I'm so so so grateful to the journey I've been in the last 2-3 years to deepen my understanding and awareness of South Asian history and culture and cut through the Brahmanical propaganda.
Growing up, the lessons I learned about Indian culture did not make sense to me and did not sit well with me. What I heard, especially coming from a mixed upper-caste background, was secrecy, paranoia, insecurity, "soft" supremacy, and exclusivity.
There were of course moments where I felt warmth, belonging, and fun, but there were also moments where I was perplexed. I felt anxious and afraid; I felt that I could not be anything other than what was being dictated to me. And what was being dictated to me, by the Brahmin (Hindu) culture my father espoused, was arbitrary, inconsistent, oppressive, and scary (ie, a very patriarchal, heterosexist, gender binaried, xenophobic way of being).
Every time my father mentioned anything related to Brahminism (Hindusim) it felt like this stormy cloud came over us and the color drained from the world. It felt ominous and foreboding. It always felt like the tone of the conversations changed; it became grave, heavy, and threatening almost. Like I needed to heed his every word and listen to everything he said...or else. When he would tell me about customs or the "thread ceremony" that I would have to do in the future or the expectations I was expected to fulfill when I became a "man" or if/when he died, my stomach would tied in knots and cramp painfully.

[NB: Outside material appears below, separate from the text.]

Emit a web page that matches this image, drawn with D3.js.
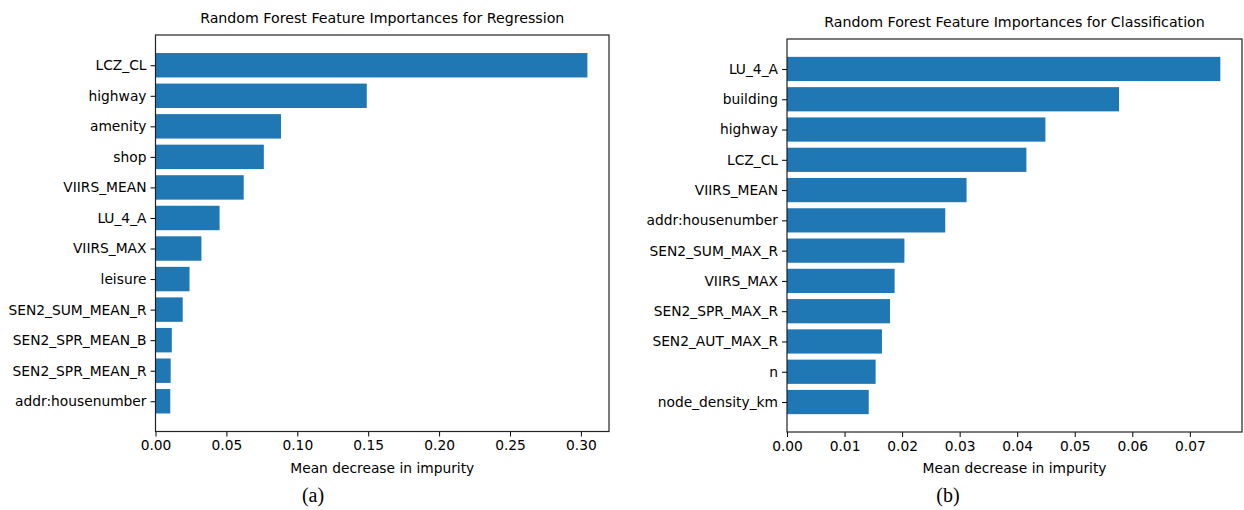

My parents were transmitting the culture and traditions they knew and were aware of and wittingly or unwittingly taught me casteist lessons. I know for a fact that my father and aunt had superior complexes due to their believing they were racially superior as Brahmins.
And that was reinforced by the South Asians I was surrounded by (conceivably all upper-caste).
As I've shared before, reports from the last decade or so say that most people of Indian descent living in the US come from dominant caste backgrounds. I'm not sure what the breakdown is for how many of those people are of so-called "twice-born" decent. But there's no way to know for sure what the sample size was for this survey, if the study was skewed to networks of upper-caste or dominant-caste people, or if Dalit-Bahujan people were apprehensive or chose not to report their background (understandable!!!).
Regardless, it is obvious from my own observation that South Asian culture in the US is dominated by upper caste Hindu Indians.
And when I say Hindu I mean "Brahmin" because Hinduism was a project of upper-caste people to appropriate traditions and practices and consolidate power by claiming that the majority of Indians are suddenly "Hindu."
I think of the subtle ways that caste shows. How we talk about different communities (Gujarati, Punjabi, etc) are based in casteist tropes. Caste simply becomes part of culture and ethnicity or linguistic/religious grouping (ie the Gujarati Samaj in which I grew up).
People of different groupings essentialize traits as though they are innately part of a people by ancestry. Gujarati banias (my mom's people) talk about how they are this type of person and that type of way based on bloodline...that is problematic and terrifying. You inevitably get into the territory of eugenics and racial purity, which is the innate evil of caste (and race).
So it is possible to be casteist and to learn caste from our casteist parents even within the US diaspora. Owning that fact might be uncomfortable but it's the only way to start the process of deprogramming and reckoning with our savarna privilege.